Calibrated Digital Twins: Improving RCT Analysis with Distributionally Shifted RWD

Huiyuan Wang Speaker
University of Pennsylvania
 
Thursday, Aug 7: 8:35 AM - 8:55 AM
Topic-Contributed Paper Session 
Music City Center 
Randomized controlled trials (RCTs) provide internally valid estimates of treatment effects but are often costly and underpowered. In contrast, real-world data (RWD) offer large-scale, passively collected information that can improve efficiency when integrated appropriately. Recent methods have explored using predictive models trained on RWD—so-called digital twins—to generate individualized outcome predictions and augment RCT analysis. However, when the RWD and RCT populations differ, naively applying external models can induce model shift bias and efficiency loss, undermining the validity of causal conclusions.
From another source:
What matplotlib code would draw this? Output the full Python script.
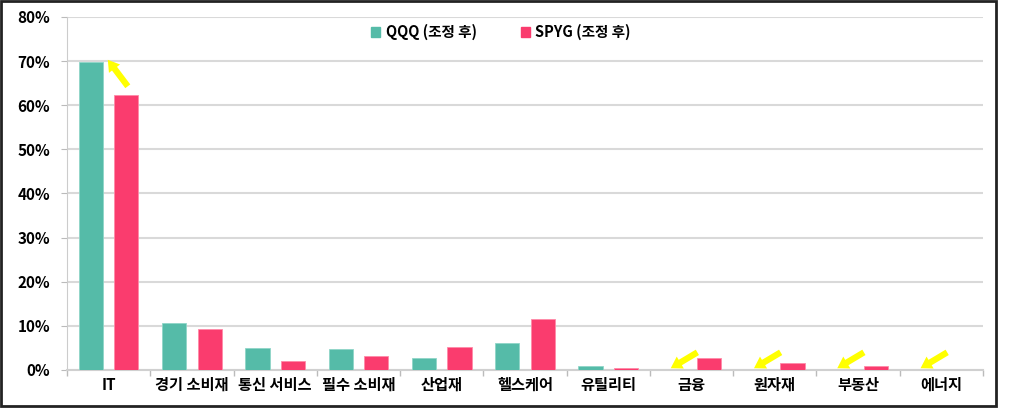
import matplotlib
matplotlib.use("Agg")
import matplotlib.pyplot as plt
import numpy as np
from matplotlib.patches import Patch, Rectangle

plt.rcParams['font.family'] = ['Noto Sans CJK KR', 'DejaVu Sans']
plt.rcParams['font.weight'] = 'heavy'

categories = ["IT", "경기 소비재", "통신 서비스", "필수 소비재", "산업재", "헬스케어",
              "유틸리티", "금융", "원자재", "부동산", "에너지"]
qqq = [69.8, 10.7, 5.0, 4.7, 2.7, 6.1, 0.9, 0.0, 0.0, 0.0, 0.0]
spyg = [62.4, 9.2, 2.1, 3.1, 5.2, 11.5, 0.5, 2.8, 1.5, 1.0, 0.0]
series_names = ["QQQ (조정 후)", "SPYG (조정 후)"]
yticks = [0, 10, 20, 30, 40, 50, 60, 70, 80]

# categories that carry a yellow arrow
arrow_cats = [0, 7, 8, 9, 10]

green = "#55BBA8"
pink = "#FA3C6E"
fw = 'heavy'

fig = plt.figure(figsize=(10.15, 4.16), dpi=100)
ax = fig.add_axes([67/1015, 1-370/416, (983-67)/1015, (370-17)/416])

x = np.arange(len(categories))
w = 0.29
off = 0.213
ax.bar(x - off, qqq, w, color=green, edgecolor="#8fd6c8", linewidth=0.6, zorder=3)
ax.bar(x + off, spyg, w, color=pink, edgecolor="#ff8aa8", linewidth=0.6, zorder=3)

ax.set_xlim(-0.5, len(categories) - 0.5)
ax.set_ylim(0, 80)
ax.set_yticks(yticks)
ax.set_yticklabels([f"{v}%" for v in yticks], fontsize=11, fontweight=fw)
ax.set_xticks(x)
ax.set_xticklabels(categories, fontsize=11, fontweight=fw)
ax.tick_params(axis='x', length=0, pad=5)
ax.tick_params(axis='y', length=4, color="#bbbbbb", pad=8)
ax.set_xticks(np.arange(len(categories) + 1) - 0.5, minor=True)
ax.tick_params(axis='x', which='minor', length=4, color="#bbbbbb", width=1)

ax.yaxis.grid(True, color="#d9d9d9", linewidth=1.5, zorder=0)
ax.set_axisbelow(True)
for s in ["top", "right"]:
    ax.spines[s].set_visible(False)
ax.spines["left"].set_color("#cccccc")
ax.spines["bottom"].set_color("#d0d0d0")
ax.spines["bottom"].set_linewidth(1.5)

heads = {0: (-0.01, 70.3, 0.23, 64.3)}
for c in arrow_cats[1:]:
    heads[c] = (-0.25, 0.4, 0.07, 4.0)
for c, (hx, hy, tx, ty) in heads.items():
    ax.annotate("", xy=(c + hx, hy), xytext=(c + tx, ty),
                arrowprops=dict(arrowstyle="simple,head_width=1.0,head_length=0.8,tail_width=0.45",
                                color="#FFFF00", lw=0, shrinkA=0, shrinkB=0),
                zorder=5, annotation_clip=False)

handles = [Patch(color=green), Patch(color=pink)]
ax.legend(handles, series_names, loc="center", bbox_to_anchor=(0.474, 0.957), ncol=2,
          frameon=False, handlelength=0.6, handleheight=0.6,
          handletextpad=0.4, columnspacing=3.0, prop={'weight': fw, 'size': 10.5})

fig.patches.append(Rectangle((1/1015, 1-406/416), 995/1015, 405/416, transform=fig.transFigure,
                             fill=False, edgecolor="#222222", linewidth=2))

fig.savefig("out.png", dpi=100)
We propose a new framework that combines RWD-based digital twin modeling with a calibration step using auxiliary outcomes. This calibration adjusts for systematic discrepancies between the trial and real-world populations, enabling valid and efficient treatment effect estimation in hybrid trial designs. Our approach generalizes classical covariate-adjusted regression and prediction-powered inference to settings with distributional shift between data sources. Theoretically, we show that the proposed estimator is consistent and achieves asymptotic variance no larger than that of the unadjusted baseline under a directional alignment condition. Notably, even if this condition fails to hold, the estimator remains asymptotically unbiased. Empirically, we demonstrate substantial gains in statistical efficiency and robustness through simulations and an application to multi-center neuroimaging data, while maintaining the internal validity of the original RCT.